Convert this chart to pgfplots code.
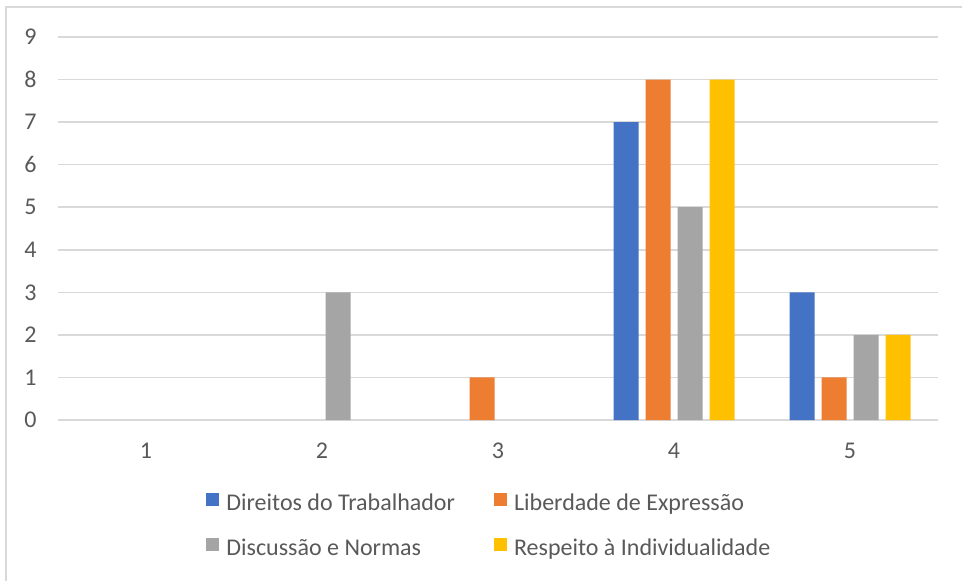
\documentclass[border=0pt]{standalone}
\usepackage{pgfplots}
\pgfplotsset{compat=1.18}
\usepackage{fontspec}
\setmainfont{Carlito}

\definecolor{cBlue}{HTML}{4472C4}
\definecolor{cOrange}{HTML}{ED7D31}
\definecolor{cGray}{HTML}{A5A5A5}
\definecolor{cGold}{HTML}{FFC000}
\definecolor{cGrid}{HTML}{D9D9D9}
\definecolor{cText}{HTML}{595959}

\begin{document}
\begin{tikzpicture}[x=1pt,y=1pt]
% page area and chart frame
\path[use as bounding box] (-29,-80) rectangle (452,210);
\draw[cGrid, line width=1pt] (-26,-82) -- (-26,206.5) -- (454,206.5);
\begin{axis}[
  at={(0,0)}, anchor=south west,
  scale only axis, width=440pt, height=191.5pt,
  xmin=0.5, xmax=5.5, ymin=0, ymax=9,
  xtick={1,2,3,4,5}, ytick={0,1,...,9},
  axis line style={draw=none},
  major tick length=0pt,
  ymajorgrids, grid style={cGrid, line width=0.75pt},
  ybar=3.5pt, bar width=12.5pt,
  font=\fontsize{12}{14.4}\selectfont,
  /pgf/number format/assume math mode=true,
  tick label style={text=cText, inner sep=0pt},
  yticklabel style={anchor=east, xshift=-10.5pt},
  xticklabel style={anchor=north, yshift=-11.5pt},
  legend columns=2,
  legend cell align=left,
  legend style={draw=none, fill=none, inner sep=0pt,
    at={(0.1682,-0.1885)}, anchor=north west,
    font=\fontsize{12}{14.4}\selectfont, text=cText,
    row sep=11pt,
    nodes={inner sep=0pt, text height=8.4pt, text depth=2.6pt},
    /tikz/every odd column/.append style={column sep=3.5pt},
    /tikz/every even column/.append style={column sep=19.5pt}},
  legend image code/.code={\fill[#1] (0pt,-0.4pt) rectangle (6.5pt,6.1pt);},
]
% zero counts are left out, so no bar is drawn for them
\addplot[fill=cBlue, draw=none] coordinates {(4,7) (5,3)};
\addplot[fill=cOrange, draw=none] coordinates {(3,1) (4,8) (5,1)};
\addplot[fill=cGray, draw=none] coordinates {(2,3) (4,5) (5,2)};
\addplot[fill=cGold, draw=none] coordinates {(4,8) (5,2)};
\legend{Direitos do Trabalhador, Liberdade de Expressão, Discussão e Normas, Respeito à Individualidade}
\end{axis}
\end{tikzpicture}
\end{document}
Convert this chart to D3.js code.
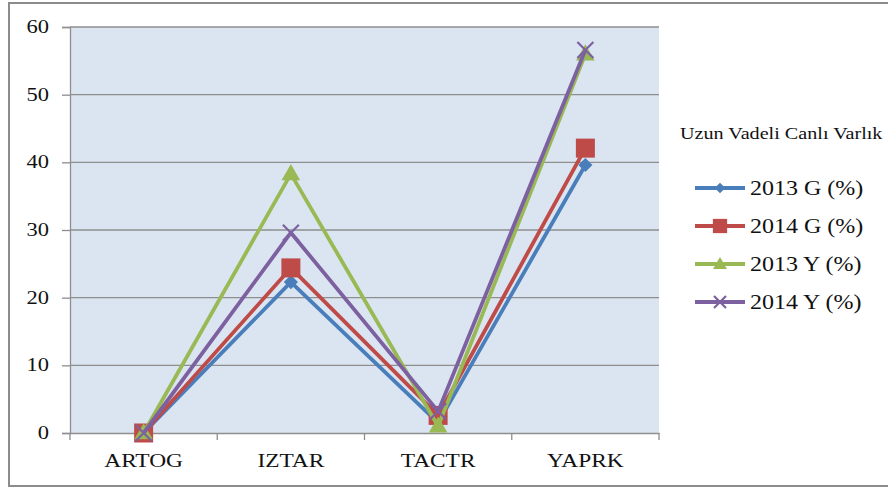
<!DOCTYPE html>
<html>
<head>
<meta charset="utf-8">
<script src="https://cdn.jsdelivr.net/npm/d3@7"></script>
<style>
  html, body { margin: 0; padding: 0; background: #fff; }
  svg { display: block; }
</style>
</head>
<body>
<svg id="chart" width="888" height="489"></svg>
<script>
const categories = ["ARTOG", "IZTAR", "TACTR", "YAPRK"];
const seriesNames = ["2013 G (%)", "2014 G (%)", "2013 Y (%)", "2014 Y (%)"];
const values2013G = [0, 22.3, 1.5, 39.6];
const values2014G = [0, 24.4, 2.6, 42.1];
const values2013Y = [0, 38.3, 1.0, 56.0];
const values2014Y = [0, 29.6, 3.2, 56.6];
const yTicks = [0, 10, 20, 30, 40, 50, 60];
const legendTitle = "Uzun Vadeli Canlı Varlık";

const seriesColors = ["#4a7ebb", "#be4b48", "#98b954", "#7d60a0"];
const seriesMarkers = ["diamond", "square", "triangle", "cross"];
const series = [values2013G, values2014G, values2013Y, values2014Y].map((v, i) => ({
  name: seriesNames[i], values: v, color: seriesColors[i], marker: seriesMarkers[i]
}));

const FONT = "'Liberation Serif', 'DejaVu Serif', 'Times New Roman', serif";
const svg = d3.select("#chart");
const SX = 1.2; // horizontal stretch of the reference's text

// outer frame
svg.append("rect").attr("x", 9).attr("y", 3).attr("width", 900).attr("height", 483)
  .attr("fill", "#fff").attr("stroke", "#8c8c8c").attr("stroke-width", 2);

const plot = { left: 70, right: 659, top: 27, bottom: 433 };
const x = d3.scaleBand().domain(categories).range([plot.left, plot.right]);
const y = d3.scaleLinear().domain([0, 60]).range([plot.bottom, plot.top]);
const cx = c => x(c) + x.bandwidth() / 2;

// plot background
svg.append("rect").attr("x", plot.left).attr("y", plot.top)
  .attr("width", plot.right - plot.left).attr("height", plot.bottom - plot.top)
  .attr("fill", "#dbe5f1");

// gridlines
svg.append("g").selectAll("line").data(yTicks.filter(t => t > 0)).join("line")
  .attr("x1", plot.left).attr("x2", plot.right)
  .attr("y1", d => y(d)).attr("y2", d => y(d))
  .attr("stroke", "#8e8e8e").attr("stroke-width", 1.3);

function stretchedText(g, tx, ty, str, size, anchor, sx) {
  const t = g.append("g").attr("transform", `translate(${tx},${ty}) scale(${sx || SX},1)`);
  t.append("text").attr("x", 0).attr("y", 0).attr("font-size", size)
    .attr("font-family", FONT).attr("fill", "#111")
    .attr("text-anchor", anchor).text(str);
}

// y axis
const yAxis = svg.append("g").attr("transform", `translate(${plot.left},0)`)
  .call(d3.axisLeft(y).tickValues(yTicks).tickSize(8).tickFormat(""));
yAxis.select(".domain").attr("stroke", "#8e8e8e").attr("stroke-width", 1.3);
yAxis.selectAll(".tick line").attr("stroke", "#8e8e8e").attr("stroke-width", 1.3);
const yl = svg.append("g");
yTicks.forEach(t => stretchedText(yl, 49, y(t) + 6, String(t), 18, "end", 1.25));

// x axis
const xAxis = svg.append("g").attr("transform", `translate(0,${plot.bottom})`)
  .call(d3.axisBottom(x).tickSize(0).tickFormat(""));
xAxis.select(".domain").attr("stroke", "#8e8e8e").attr("stroke-width", 1.3);
xAxis.selectAll(".tick line").remove();
const boundaries = categories.map(c => x(c)).concat([plot.right]);
svg.append("g").selectAll("line").data(boundaries).join("line")
  .attr("x1", d => d).attr("x2", d => d)
  .attr("y1", plot.bottom).attr("y2", plot.bottom + 7)
  .attr("stroke", "#8e8e8e").attr("stroke-width", 1.3);
const xl = svg.append("g");
categories.forEach(c => stretchedText(xl, cx(c), 467, c, 19.5, "middle"));

// markers
function drawMarker(g, type, px, py, color, scale) {
  if (type === "diamond") {
    const s = 10 * scale;
    g.append("rect").attr("x", -s / 2).attr("y", -s / 2).attr("width", s).attr("height", s)
      .attr("fill", color).attr("transform", `translate(${px},${py}) rotate(45)`);
  } else if (type === "square") {
    const s = 19 * scale;
    g.append("rect").attr("x", px - s / 2).attr("y", py - s / 2).attr("width", s).attr("height", s)
      .attr("fill", color);
  } else if (type === "triangle") {
    g.append("path").attr("d", d3.symbol().type(d3.symbolTriangle).size(150 * scale * scale)())
      .attr("fill", color).attr("transform", `translate(${px},${py + 1})`);
  } else {
    const r = 8 * scale;
    g.append("path").attr("d", `M${-r},${-r}L${r},${r}M${-r},${r}L${r},${-r}`)
      .attr("stroke", color).attr("stroke-width", 2.2).attr("fill", "none")
      .attr("transform", `translate(${px},${py})`);
  }
}

const line = d3.line().x((d, i) => cx(categories[i])).y(d => y(d));
series.forEach(s => {
  const g = svg.append("g");
  g.append("path").attr("d", line(s.values)).attr("fill", "none")
    .attr("stroke", s.color).attr("stroke-width", 3.8).attr("stroke-linejoin", "round");
  s.values.forEach((v, i) => drawMarker(g, s.marker, cx(categories[i]), y(v), s.color, 1));
});

// legend
const lg = svg.append("g");
stretchedText(lg, 680, 139, legendTitle, 16.8, "start");
series.forEach((s, i) => {
  const ly = 188 + i * 38;
  lg.append("line").attr("x1", 695).attr("x2", 745).attr("y1", ly).attr("y2", ly)
    .attr("stroke", s.color).attr("stroke-width", 3.8);
  drawMarker(lg, s.marker, 720, ly, s.color, 0.75);
  stretchedText(lg, 750, ly + 7, s.name, 20, "start");
});
</script>
</body>
</html>
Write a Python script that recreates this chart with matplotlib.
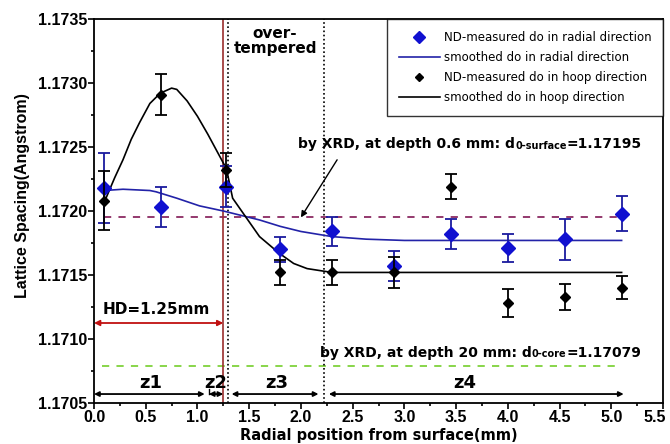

-----

Print the line above containing "Convert this chart to D3.js code.", the line containing "const SX = 1.2;", and everything between them, exactly as written. Pictures stay out.

Convert this chart to D3.js code.
<!DOCTYPE html>
<html>
<head>
<meta charset="utf-8">
<script src="https://cdn.jsdelivr.net/npm/d3@7"></script>
<style>
  html, body { margin: 0; padding: 0; background: #fff; }
  svg { display: block; }
</style>
</head>
<body>
<svg id="chart" width="888" height="489"></svg>
<script>
const categories = ["ARTOG", "IZTAR", "TACTR", "YAPRK"];
const seriesNames = ["2013 G (%)", "2014 G (%)", "2013 Y (%)", "2014 Y (%)"];
const values2013G = [0, 22.3, 1.5, 39.6];
const values2014G = [0, 24.4, 2.6, 42.1];
const values2013Y = [0, 38.3, 1.0, 56.0];
const values2014Y = [0, 29.6, 3.2, 56.6];
const yTicks = [0, 10, 20, 30, 40, 50, 60];
const legendTitle = "Uzun Vadeli Canlı Varlık";

const seriesColors = ["#4a7ebb", "#be4b48", "#98b954", "#7d60a0"];
const seriesMarkers = ["diamond", "square", "triangle", "cross"];
const series = [values2013G, values2014G, values2013Y, values2014Y].map((v, i) => ({
  name: seriesNames[i], values: v, color: seriesColors[i], marker: seriesMarkers[i]
}));

const FONT = "'Liberation Serif', 'DejaVu Serif', 'Times New Roman', serif";
const svg = d3.select("#chart");
const SX = 1.2; // horizontal stretch of the reference's text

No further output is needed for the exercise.